Table 3 shows results comparison on the partial preprocessed dataset. The best accuracy is provided by the SVM model with MI DR method, the accuracy is 98.3 \( \pm \) 2.1%.

Table 2. The results on partial dataset

Table 3. The results on partial preprocessed dataset

Table 4 shows results comparison on the full dataset. The best result is provided by the RF model with no DR, the accuracy is 78.5 \( \pm \) 3.8%.

Table 5 shows results comparison on the full preprocessed dataset. The best accuracy is provided by the SVM model with PCA DR method, the accuracy is 95.2 \( \pm \) 1.7%.

One can see from the tables that models trained on the partial 5-classes dataset achieve much better accuracies than on the full dataset. Models trained on preprocessed datasets are significantly better than models trained on non-preprocessed datasets in terms of accuracy. Thus, preprocessing is one of the most important steps of the approach.

Table 4. The results on full dataset

Table 5. The results on full preprocessed dataset

4 Discussion and Conclusion

In this paper we made an attempt to use machine learning to solve the problem of automated pollen grains images recognition. This is a very important problem due to the allergy and asthma management, the key cause of these diseases is pollen. To prevent allergy and asthma symptoms it is necessary to know the concentration of allergenic plants pollen in the air in real time. Existing pollen counting stations cannot provide rapid enough information because of manual processing. To automatize the recognition of pollen species we processed its images from optical microscope. We used GIST descriptors as the feature vector and applied several dimension reduction methods (PCA, MI, ReliefF). This approach gave 98.3% of maximum accuracy on the partial preprocessed dataset, which contains only 5 pollen species. The best classification model is SVM with a polynomial kernel.

That is a new approach relating to this problem, because other authors mostly used specific-purpose features focused on pollen grains nature. Usage of GIST allows to generalize our solution minimizing the accuracy loss.

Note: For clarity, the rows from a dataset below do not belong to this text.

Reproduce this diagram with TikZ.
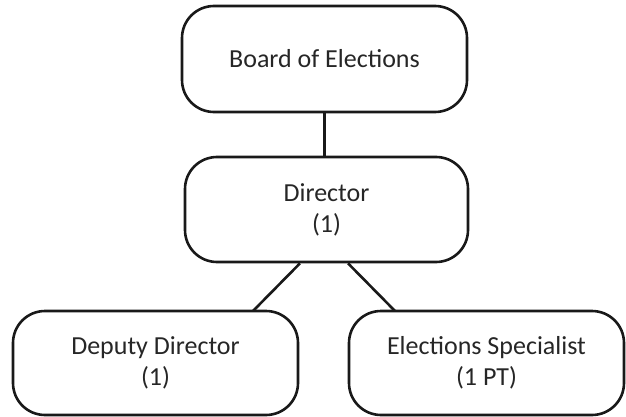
\documentclass[tikz,border=0pt]{standalone}
\usepackage{fontspec}
\setmainfont{Carlito}
\begin{document}
\begin{tikzpicture}[x=1pt,y=-1pt,
  box/.style={draw=black!90, line width=2.6pt, rounded corners=32pt, text=black!85,
    align=center, font=\fontsize{26}{31}\selectfont, inner sep=0pt},
  link/.style={draw=black!90, line width=2.6pt}]
\useasboundingbox (0,0) rectangle (626,417);
\node[box, minimum width=285pt, minimum height=106pt] (board) at (324.5,59) {Board of Elections};
\node[box, minimum width=283pt, minimum height=105pt] (dir) at (326.5,209.5) {Director\\(1)};
\node[box, minimum width=285pt, minimum height=104pt] (dep) at (155.5,363) {Deputy Director\\(1)};
\node[box, minimum width=275pt, minimum height=104pt] (spec) at (486.5,363) {Elections Specialist\\(1 PT)};
\path[link] (board.south) -- (board.south |- dir.north);
\path[link] ([xshift=-26.5pt]dir.south) -- (253,311) coordinate (depTop);
\path[link] ([xshift=21.5pt]dir.south) -- (395,311) coordinate (specTop);
\end{tikzpicture}
\end{document}
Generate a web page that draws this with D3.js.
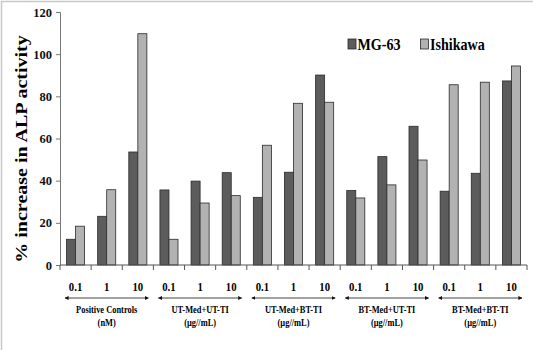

GIST descriptors are a kind of universal features.

We studied four versions of the dataset to see if pollen grains shape strictly assigns GIST values and to compare preprocessed and initial dataset GIST results.

We found out that the GIST-based approach works much better with the preprocessed dataset, which contains only one pollen grain per image.

We used three dimension reduction techniques and compared their results pairwise with machine learning models.

In future research we will make an attempt to use a convolutional neural network, which is a very promising technique [21], never used by other researchers within this problem. Also we plan to improve pollen the extraction stage, especially in order to resolve the issue of clumped pollen.

The final goal of this research is to develop a program for pollen recognition and bring it to the state of a real-time system, which will cut the cost on pollen operations in half.